Bush walked past pictures of Secret Service agents who died. “We knew some of the agents here,” Bush said, noting Alan G. Whicher, who had served on the elder President Bush”s detail.

Besides Gist, the Bushes were guided by Oklahoma City Police Maj. Ed Hill, a rescuer, and bombing survivor Richard Williams, a General Services Administration employee.

The center depicts the frenzied panic after the bomb exploded at 9:02 a.m. April 19, 1995, a short distance from the building”s day care center. Visitors can hear a tape recording of the blast, and see personal effects of the victims: car keys, watches, a brown leather briefcase, the pink-and-white sneaker of a 4-year-old girl, as well as window blinds, file cabinets and concrete mangled by the blast.

Gulf War veteran Timothy McVeigh, convicted in the attack, is scheduled to die by lethal injection May 16 in what would be the first federal execution in 37 years. He has halted his appeals.

Congress approved $5 million to create the museum. It will be maintained through endowments, membership dues and admission fees.

The visit set a somber start to a week that Bush otherwise is devoting to education and taxes.

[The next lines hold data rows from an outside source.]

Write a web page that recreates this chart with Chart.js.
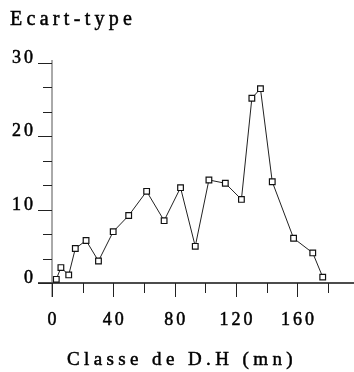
<!DOCTYPE html>
<html>
<head>
<meta charset="utf-8">
<script src="https://cdn.jsdelivr.net/npm/chart.js@4"></script>
<style>
  html, body { margin: 0; padding: 0; background: #fff; }
  #wrap { width: 354px; height: 372px; }
</style>
</head>
<body>
<div id="wrap"><canvas id="sdChart"></canvas></div>
<script>
// class centres (D.H, mn) and standard deviation
const classes = [2.8, 5.8, 10.9, 15.2, 22.2, 30.3, 39.9, 50, 61.7, 73.1, 83.8, 93.4,
                 102.3, 113, 123.5, 130.3, 135.9, 143.6, 157.5, 170, 176.5];
const ecartType = [0.5, 2.1, 1.1, 4.7, 5.8, 3.0, 7.0, 9.2, 12.5, 8.5, 13.0, 5.0,
                   14.05, 13.6, 11.4, 25.2, 26.5, 13.8, 6.1, 4.1, 0.8];
const xLabels = [0, 40, 80, 120, 160];
const xMinor = [20, 60, 100, 140, 180];
const yLabels = [0, 10, 20, 30];
const yMinor = [10 / 3, 20 / 3, 40 / 3, 50 / 3, 70 / 3, 80 / 3];

const serif = '"Liberation Serif", "DejaVu Serif", serif';

// fill + thin stroke, the scanned text is a bit heavy
function heavyText(ctx, txt, x, y) {
  ctx.fillText(txt, x, y);
  ctx.strokeText(txt, x, y);
}

// draws the axes, ticks and texts the old plotter way
const axesPlugin = {
  id: 'axes',
  afterDraw(chart) {
    const ctx = chart.ctx;
    const xs = chart.scales.x, ys = chart.scales.y;
    const x0 = xs.getPixelForValue(0), y0 = ys.getPixelForValue(0);
    ctx.save();
    ctx.strokeStyle = '#111';
    ctx.fillStyle = '#000';

    // x axis
    ctx.lineWidth = 1.5;
    ctx.beginPath();
    ctx.moveTo(x0 - 14, y0);
    ctx.lineTo(chart.width, y0);
    ctx.stroke();
    // y axis
    ctx.lineWidth = 1;
    ctx.strokeStyle = '#555';
    ctx.beginPath();
    ctx.moveTo(x0, ys.getPixelForValue(30) - 3);
    ctx.lineTo(x0, y0 + 14);
    ctx.stroke();

    ctx.strokeStyle = '#222';
    yLabels.forEach(v => {
      const p = Math.round(ys.getPixelForValue(v)) + 0.5;
      ctx.beginPath(); ctx.moveTo(x0 - 14, p); ctx.lineTo(x0, p); ctx.stroke();
    });
    yMinor.forEach(v => {
      const p = Math.round(ys.getPixelForValue(v)) + 0.5;
      ctx.beginPath(); ctx.moveTo(x0 - 9, p); ctx.lineTo(x0, p); ctx.stroke();
    });
    xLabels.forEach(v => {
      const p = Math.round(xs.getPixelForValue(v)) + 0.5;
      ctx.beginPath(); ctx.moveTo(p, y0); ctx.lineTo(p, y0 + 14); ctx.stroke();
    });
    xMinor.forEach(v => {
      const p = Math.round(xs.getPixelForValue(v)) + 0.5;
      ctx.beginPath(); ctx.moveTo(p, y0); ctx.lineTo(p, y0 + 10); ctx.stroke();
    });

    // tick labels
    ctx.strokeStyle = '#000';
    ctx.lineWidth = 0.5;
    ctx.font = '18px ' + serif;
    ctx.letterSpacing = '3px';
    ctx.textBaseline = 'alphabetic';
    ctx.textAlign = 'right';
    yLabels.forEach(v => {
      heavyText(ctx, String(v), x0 - 16, ys.getPixelForValue(v));
    });
    ctx.textAlign = 'center';
    xLabels.forEach(v => {
      heavyText(ctx, String(v), xs.getPixelForValue(v) + 1.5, y0 + 42);
    });

    // titles
    ctx.font = '20px ' + serif;
    ctx.letterSpacing = '4.3px';
    ctx.textAlign = 'left';
    heavyText(ctx, 'Ecart-type', 10, 25);
    ctx.font = '19px ' + serif;
    ctx.letterSpacing = '4.4px';
    ctx.textAlign = 'center';
    heavyText(ctx, 'Classe de D.H (mn)', 182, 365);
    ctx.restore();
  }
};

new Chart(document.getElementById('sdChart'), {
  type: 'scatter',
  data: {
    datasets: [{
      label: 'Ecart-type',
      data: classes.map((c, i) => ({ x: c, y: ecartType[i] })),
      showLine: true,
      borderColor: '#222',
      borderWidth: 1,
      pointStyle: 'rect',
      pointRadius: 4,
      pointBackgroundColor: '#fff',
      pointBorderColor: '#111',
      pointBorderWidth: 1.2
    }]
  },
  options: {
    responsive: true,
    maintainAspectRatio: false,
    animation: false,
    layout: { padding: { left: 52, top: 63, right: 0, bottom: 89 } },
    plugins: { legend: { display: false }, tooltip: { enabled: false } },
    scales: {
      x: { type: 'linear', min: 0, max: 193.5, display: false },
      y: { type: 'linear', min: 0, max: 30, display: false }
    }
  },
  plugins: [axesPlugin]
});
</script>
</body>
</html>
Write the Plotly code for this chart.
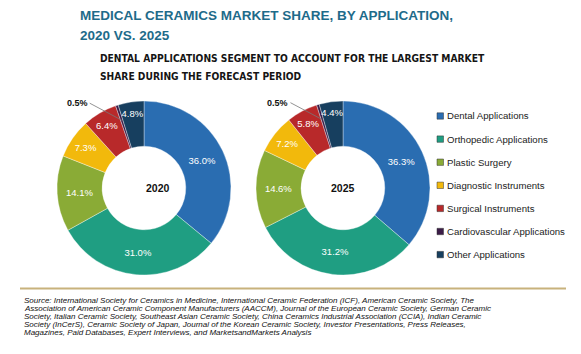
import math
import plotly.graph_objects as go

labels = ["Dental Applications", "Orthopedic Applications", "Plastic Surgery",
          "Diagnostic Instruments", "Surgical Instruments",
          "Cardiovascular Applications", "Other Applications"]
values_2020 = [36.0, 31.0, 14.1, 7.3, 6.4, 0.5, 4.8]
values_2025 = [36.3, 31.2, 14.6, 7.2, 5.8, 0.5, 4.4]
years = ["2020", "2025"]
colors = ["#2a6db1", "#1f9e82", "#8aab36", "#f2b90c", "#b8292a", "#3b1c48", "#173f5f"]

source_lines = [
    "Source: International Society for Ceramics in Medicine, International Ceramic Federation (ICF), American Ceramic Society, The",
    "Association of American Ceramic Component Manufacturers (AACCM), Journal of the European Ceramic Society, German Ceramic",
    "Society, Italian Ceramic Society, Southeast Asian Ceramic Society, China Ceramics Industrial Association (CCIA), Indian Ceramic",
    "Society (InCerS), Ceramic Society of Japan, Journal of the Korean Ceramic Society, Investor Presentations, Press Releases,",
    "Magazines, Paid Databases, Expert Interviews, and MarketsandMarkets Analysis",
]

W, H = 581, 354
SMALL = 0.5  # slices at or below this value get an outside callout

fig = go.Figure()
centers = [(144, 188), (343, 188)]
R = 87
for (cx, cy), vals, yr in zip(centers, [values_2020, values_2025], years):
    xd = [(cx - R) / W, (cx + R) / W]
    yd = [(H - cy - R) / H, (H - cy + R) / H]
    tpos = ["none" if v <= SMALL else "inside" for v in vals]
    fig.add_trace(go.Pie(
        labels=labels, values=vals, sort=False, direction="clockwise", rotation=0,
        hole=0.48, domain=dict(x=xd, y=yd),
        marker=dict(colors=colors, line=dict(color="rgba(255,255,255,0.6)", width=0.6)),
        texttemplate="%{value:.1f}%", textposition=tpos,
        insidetextorientation="horizontal",
        insidetextfont=dict(color="white", family="Liberation Sans", size=9.5),
        showlegend=False, hoverinfo="label+value",
    ))
    fig.add_annotation(x=(cx) / W, y=(H - cy) / H, xref="paper", yref="paper",
                       text="<b>%s</b>" % yr, showarrow=False,
                       font=dict(family="Liberation Sans", size=10.5, color="#111"))
    total = sum(vals)
    cum = 0
    for v in vals:
        if v <= SMALL:
            mid = (cum + v / 2) / total * 2 * math.pi
            rr = R * 0.82
            px = cx + rr * math.sin(mid)
            py = cy - rr * math.cos(mid)
            fig.add_annotation(x=px / W, y=(H - py) / H, xref="paper", yref="paper",
                               text="<b>%.1f%%</b>" % v, showarrow=True, arrowhead=0,
                               arrowwidth=0.8, arrowcolor="#777",
                               ax=-32, ay=-17, xanchor="right",
                               font=dict(family="Liberation Sans", size=9, color="#111"))
        cum += v

# manual legend
ly0, lgap = 116, 23.1
for i, (lab, col) in enumerate(zip(labels, colors)):
    y = ly0 + i * lgap
    fig.add_shape(type="rect", xref="paper", yref="paper",
                  x0=437 / W, x1=443.5 / W, y0=(H - y - 3.2) / H, y1=(H - y + 3.2) / H,
                  fillcolor=col, line=dict(width=0.5, color="#333"))
    fig.add_annotation(x=445 / W, y=(H - y) / H, xref="paper", yref="paper",
                       text=lab, showarrow=False, xanchor="left", yanchor="middle",
                       font=dict(family="Liberation Sans", size=9.6, color="#222"))

# titles
TF = dict(family="Liberation Sans", size=13.5, color="#1e6b8a")
fig.add_annotation(x=78 / W, y=(H - 15) / H, xref="paper", yref="paper", xanchor="left",
                   yanchor="middle", showarrow=False,
                   text="<b>MEDICAL CERAMICS MARKET SHARE, BY APPLICATION,</b>", font=TF)
fig.add_annotation(x=78 / W, y=(H - 35) / H, xref="paper", yref="paper", xanchor="left",
                   yanchor="middle", showarrow=False, text="<b>2020 VS. 2025</b>", font=TF)
SF = dict(family="DejaVu Sans Condensed, Roboto, sans-serif", size=10.2, color="#151515")
fig.add_annotation(x=98 / W, y=(H - 58) / H, xref="paper", yref="paper", xanchor="left",
                   yanchor="middle", showarrow=False,
                   text="<b>DENTAL APPLICATIONS SEGMENT TO ACCOUNT FOR THE LARGEST MARKET</b>",
                   font=SF)
fig.add_annotation(x=98 / W, y=(H - 76) / H, xref="paper", yref="paper", xanchor="left",
                   yanchor="middle", showarrow=False,
                   text="<b>SHARE DURING THE FORECAST PERIOD</b>", font=SF)

# separator line
fig.add_shape(type="line", xref="paper", yref="paper", x0=20 / W, x1=566 / W,
              y0=(H - 288.5) / H, y1=(H - 288.5) / H, line=dict(color="#c8b27c", width=2))

# source
for i, line in enumerate(source_lines):
    y = 300.5 + i * 8.0
    fig.add_annotation(x=22 / W, y=(H - y) / H, xref="paper", yref="paper", xanchor="left",
                       yanchor="middle", showarrow=False, text="<i>%s</i>" % line,
                       font=dict(family="Liberation Sans", size=8.0, color="#111"))

fig.update_layout(width=W, height=H, margin=dict(l=0, r=0, t=0, b=0),
                  paper_bgcolor="white", plot_bgcolor="white",
                  uniformtext=dict(minsize=9.5, mode="show"))
fig.write_html("out.html")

Bush scheduled visits this week to Ohio, Missouri and Tennessee to lay the groundwork for budget and tax-cutting proposals he will present to Congress on Feb. 27.

Republican lawmakers warned last week that Bush”s $1.6 trillion tax-cut plan was in trouble. Polls suggest Americans favor tax cuts, but do not want the reductions to come at the expense of popular government actions, such as school dollars and reducing the debt.